- **THE PROBLEM**
Leave the pictures out and quote every line from the start of the listing to the line with "y_ticks = [80, 100, 120, 140, 160, 180, 200, 220, 240]", inclusive.

──────── DATA LINES

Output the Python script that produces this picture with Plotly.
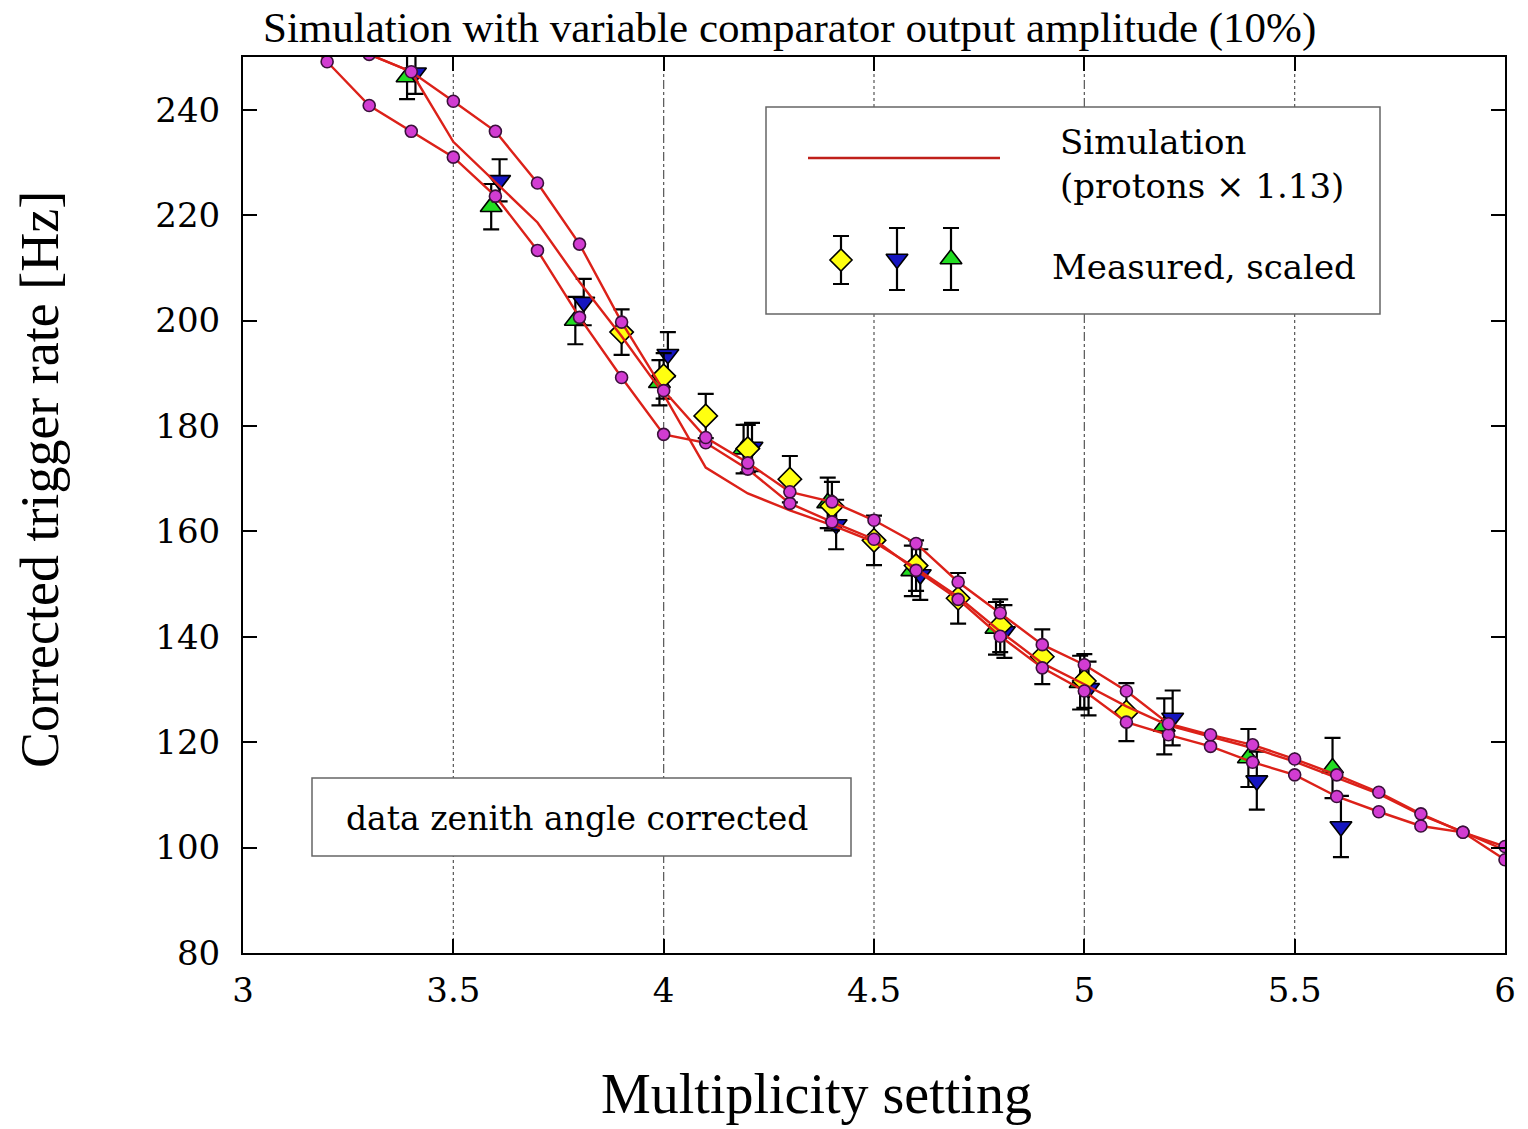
import plotly.graph_objects as go

# ---------------- data ----------------
sim_x = [3.1, 3.2, 3.3, 3.4, 3.5, 3.6, 3.7, 3.8, 3.9, 4.0, 4.1, 4.2, 4.3, 4.4, 4.5,
         4.6, 4.7, 4.8, 4.9, 5.0, 5.1, 5.2, 5.3, 5.4, 5.5, 5.6, 5.7, 5.8, 5.9, 6.0]
sim_a = [257.0, 249.1, 240.8, 235.9, 231.0, 223.6, 213.3, 200.6, 189.2, 178.4, 176.8,
         171.8, 165.3, 161.8, 158.5, 152.6, 147.1, 140.1, 134.1, 129.7, 123.8, 121.4,
         119.2, 116.2, 113.8, 109.7, 106.8, 104.1, 102.9, 97.7]
sim_b = [258.0, 254.0, 250.5, 247.2, 241.6, 235.9, 226.1, 214.5, 199.7, 186.7, 177.8,
         173.0, 167.5, 165.6, 162.1, 157.7, 150.4, 144.5, 138.5, 134.7, 129.7, 123.5,
         121.4, 119.5, 116.8, 113.8, 110.5, 106.4, 102.9, 100.2]
sim_c = [258.0, 254.0, 250.5, 247.2, 233.9, 226.3, 218.6, 207.3, 197.0, 186.0, 172.1,
         167.2, 164.0, 161.2, 158.0, 153.0, 147.6, 141.0, 135.0, 131.0, 126.8, 123.2,
         121.0, 118.9, 116.3, 113.3, 110.2, 106.2, 103.0, 99.5]

green_x = [3.39, 3.59, 3.79, 3.99, 4.19, 4.39, 4.59, 4.79, 4.99, 5.19, 5.39, 5.59]
green_y = [246.2, 221.6, 200.0, 188.2, 175.6, 165.4, 152.5, 141.6, 131.3, 123.0, 117.0, 115.1]
green_err = [4.2, 4.3, 4.5, 4.3, 4.6, 4.8, 4.8, 5.0, 5.1, 5.3, 5.5, 5.7]

blue_x = [3.41, 3.61, 3.81, 4.01, 4.21, 4.41, 4.61, 4.81, 5.01, 5.21, 5.41, 5.61]
blue_y = [247.0, 226.6, 203.5, 193.6, 176.0, 161.3, 151.8, 141.0, 130.2, 124.6, 112.7, 104.0]
blue_err = [4.0, 4.0, 4.4, 4.2, 4.6, 4.7, 4.8, 5.0, 5.1, 5.2, 5.5, 5.8]

yellow_x = [3.9, 4.0, 4.1, 4.2, 4.3, 4.4, 4.5, 4.6, 4.7, 4.8, 4.9, 5.0, 5.1]
yellow_y = [197.8, 189.5, 181.9, 175.7, 169.9, 164.8, 158.3, 153.5, 147.3, 142.1, 136.2, 131.6, 125.7]
yellow_err = [4.3, 4.3, 4.2, 4.5, 4.4, 4.6, 4.7, 4.8, 4.8, 5.0, 5.2, 5.1, 5.5]

x_ticks = [3, 3.5, 4, 4.5, 5, 5.5, 6]
x_tick_labels = ["3", "3.5", "4", "4.5", "5", "5.5", "6"]
y_ticks = [80, 100, 120, 140, 160, 180, 200, 220, 240]

title_text = "Simulation with variable comparator output amplitude (10%)"
x_title = "Multiplicity setting"
y_title = "Corrected trigger rate [Hz]"
legend_sim = ["Simulation", "(protons \u00d7 1.13)"]
legend_meas = "Measured, scaled"
note_text = "data zenith angle corrected"

# ---------------- figure ----------------
W, H = 1528, 1129
L, R, T, B = 243, 23, 57, 176
PW, PH = W - L - R, H - T - B


def px(xp):
    return (xp - L) / PW


def py(yp):
    return (H - B - yp) / PH


TICKFONT = "DejaVu Serif"
TITLEFONT = "Liberation Serif"
RED = "#dc2119"
MAG = "#d23cd2"

fig = go.Figure()

err_style = dict(type="data", visible=True, color="black", thickness=2.2, width=8)

fig.add_trace(go.Scatter(
    x=green_x, y=green_y, mode="markers",
    error_y=dict(array=green_err, **err_style),
    marker=dict(symbol="triangle-up", size=19, color="#22dd22",
                line=dict(color="black", width=1.6)),
    showlegend=False))
fig.add_trace(go.Scatter(
    x=blue_x, y=blue_y, mode="markers",
    error_y=dict(array=blue_err, **err_style),
    marker=dict(symbol="triangle-down", size=19, color="#1515c0",
                line=dict(color="black", width=1.6)),
    showlegend=False))
fig.add_trace(go.Scatter(
    x=yellow_x, y=yellow_y, mode="markers",
    error_y=dict(array=yellow_err, **err_style),
    marker=dict(symbol="diamond", size=18, color="#ffff10",
                line=dict(color="black", width=1.6)),
    showlegend=False))

for ys, with_markers in ((sim_c, False), (sim_a, True), (sim_b, True)):
    fig.add_trace(go.Scatter(
        x=sim_x, y=ys, mode="lines+markers" if with_markers else "lines",
        line=dict(color=RED, width=2.4),
        marker=dict(symbol="circle", size=12, color=MAG,
                    line=dict(color="#3a103a", width=1.6)),
        showlegend=False))

# ---- legend glyphs on an overlay (paper-like) axis ----
leg_x = [px(841), px(897), px(951)]
leg_y = [py(260), py(259), py(259)]
leg_err = [24 / PH, 31 / PH, 31 / PH]
leg_sym = ["diamond", "triangle-down", "triangle-up"]
leg_col = ["#ffff10", "#1515c0", "#22dd22"]
leg_size = [17, 19, 19]
for i in range(3):
    fig.add_trace(go.Scatter(
        x=[leg_x[i]], y=[leg_y[i]], xaxis="x2", yaxis="y2", mode="markers",
        error_y=dict(array=[leg_err[i]], **err_style),
        marker=dict(symbol=leg_sym[i], size=leg_size[i], color=leg_col[i],
                    line=dict(color="black", width=1.6)),
        showlegend=False))
fig.add_trace(go.Scatter(
    x=[px(808), px(1000)], y=[py(158), py(158)], xaxis="x2", yaxis="y2",
    mode="lines", line=dict(color="#c0201a", width=2.4), showlegend=False))

# ---- grid lines ----
shapes = []
for v in x_ticks[1:-1]:
    dash = "dashdot" if float(v).is_integer() else "dot"
    shapes.append(dict(type="line", xref="x", yref="paper", x0=v, x1=v, y0=0, y1=1,
                       line=dict(color="#555555", width=1.2, dash=dash), layer="below"))
# legend box
shapes.append(dict(type="rect", xref="paper", yref="paper",
                   x0=px(766), x1=px(1380), y0=py(314), y1=py(107),
                   line=dict(color="#666666", width=1.5), fillcolor="white", layer="below"))
# note box
shapes.append(dict(type="rect", xref="paper", yref="paper",
                   x0=px(312), x1=px(851), y0=py(856), y1=py(778),
                   line=dict(color="#666666", width=1.5), fillcolor="white", layer="below"))

annotations = [
    dict(text=title_text, xref="paper", yref="paper", x=px(789), y=py(28),
         showarrow=False, xanchor="center", yanchor="middle",
         font=dict(family=TITLEFONT, size=43, color="black")),
    dict(text=x_title, xref="paper", yref="paper", x=px(816), y=py(1094),
         showarrow=False, xanchor="center", yanchor="middle",
         font=dict(family=TITLEFONT, size=56, color="black")),
    dict(text=y_title, xref="paper", yref="paper", x=px(40), y=py(480),
         showarrow=False, xanchor="center", yanchor="middle", textangle=-90,
         font=dict(family=TITLEFONT, size=54, color="black")),
    dict(text=legend_sim[0], xref="paper", yref="paper", x=px(1058), y=py(142),
         showarrow=False, xanchor="left", yanchor="middle",
         font=dict(family=TICKFONT, size=34, color="black")),
    dict(text=legend_sim[1], xref="paper", yref="paper", x=px(1058), y=py(186),
         showarrow=False, xanchor="left", yanchor="middle",
         font=dict(family=TICKFONT, size=34, color="black")),
    dict(text=legend_meas, xref="paper", yref="paper", x=px(1050), y=py(267),
         showarrow=False, xanchor="left", yanchor="middle",
         font=dict(family=TICKFONT, size=34, color="black")),
    dict(text=note_text, xref="paper", yref="paper", x=px(577), y=py(818),
         showarrow=False, xanchor="center", yanchor="middle",
         font=dict(family=TICKFONT, size=33, color="black")),
]

axis_common = dict(showline=True, linecolor="black", linewidth=2, mirror="ticks",
                   ticks="inside", ticklen=14, tickwidth=1.5, tickcolor="black",
                   showgrid=False, zeroline=False,
                   tickfont=dict(family=TICKFONT, size=34, color="black"))

fig.update_layout(
    width=W, height=H,
    margin=dict(l=L, r=R, t=T, b=B, pad=0),
    paper_bgcolor="white", plot_bgcolor="white",
    showlegend=False,
    xaxis=dict(range=[3, 6], tickvals=x_ticks, ticktext=x_tick_labels,
               ticklabelstandoff=6, **axis_common),
    yaxis=dict(range=[80, 250], tickvals=y_ticks, ticklabelstandoff=14, **axis_common),
    xaxis2=dict(overlaying="x", range=[0, 1], visible=False, fixedrange=True),
    yaxis2=dict(overlaying="y", range=[0, 1], visible=False, fixedrange=True),
    shapes=shapes,
    annotations=annotations,
)

fig.write_html("out.html")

────────────────

- **THE OUTPUT**
Output the Python script that produces this picture with Plotly.
import plotly.graph_objects as go

# ---------------- data ----------------
sim_x = [3.1, 3.2, 3.3, 3.4, 3.5, 3.6, 3.7, 3.8, 3.9, 4.0, 4.1, 4.2, 4.3, 4.4, 4.5,
         4.6, 4.7, 4.8, 4.9, 5.0, 5.1, 5.2, 5.3, 5.4, 5.5, 5.6, 5.7, 5.8, 5.9, 6.0]
sim_a = [257.0, 249.1, 240.8, 235.9, 231.0, 223.6, 213.3, 200.6, 189.2, 178.4, 176.8,
         171.8, 165.3, 161.8, 158.5, 152.6, 147.1, 140.1, 134.1, 129.7, 123.8, 121.4,
         119.2, 116.2, 113.8, 109.7, 106.8, 104.1, 102.9, 97.7]
sim_b = [258.0, 254.0, 250.5, 247.2, 241.6, 235.9, 226.1, 214.5, 199.7, 186.7, 177.8,
         173.0, 167.5, 165.6, 162.1, 157.7, 150.4, 144.5, 138.5, 134.7, 129.7, 123.5,
         121.4, 119.5, 116.8, 113.8, 110.5, 106.4, 102.9, 100.2]
sim_c = [258.0, 254.0, 250.5, 247.2, 233.9, 226.3, 218.6, 207.3, 197.0, 186.0, 172.1,
         167.2, 164.0, 161.2, 158.0, 153.0, 147.6, 141.0, 135.0, 131.0, 126.8, 123.2,
         121.0, 118.9, 116.3, 113.3, 110.2, 106.2, 103.0, 99.5]

green_x = [3.39, 3.59, 3.79, 3.99, 4.19, 4.39, 4.59, 4.79, 4.99, 5.19, 5.39, 5.59]
green_y = [246.2, 221.6, 200.0, 188.2, 175.6, 165.4, 152.5, 141.6, 131.3, 123.0, 117.0, 115.1]
green_err = [4.2, 4.3, 4.5, 4.3, 4.6, 4.8, 4.8, 5.0, 5.1, 5.3, 5.5, 5.7]

blue_x = [3.41, 3.61, 3.81, 4.01, 4.21, 4.41, 4.61, 4.81, 5.01, 5.21, 5.41, 5.61]
blue_y = [247.0, 226.6, 203.5, 193.6, 176.0, 161.3, 151.8, 141.0, 130.2, 124.6, 112.7, 104.0]
blue_err = [4.0, 4.0, 4.4, 4.2, 4.6, 4.7, 4.8, 5.0, 5.1, 5.2, 5.5, 5.8]

yellow_x = [3.9, 4.0, 4.1, 4.2, 4.3, 4.4, 4.5, 4.6, 4.7, 4.8, 4.9, 5.0, 5.1]
yellow_y = [197.8, 189.5, 181.9, 175.7, 169.9, 164.8, 158.3, 153.5, 147.3, 142.1, 136.2, 131.6, 125.7]
yellow_err = [4.3, 4.3, 4.2, 4.5, 4.4, 4.6, 4.7, 4.8, 4.8, 5.0, 5.2, 5.1, 5.5]

x_ticks = [3, 3.5, 4, 4.5, 5, 5.5, 6]
x_tick_labels = ["3", "3.5", "4", "4.5", "5", "5.5", "6"]
y_ticks = [80, 100, 120, 140, 160, 180, 200, 220, 240]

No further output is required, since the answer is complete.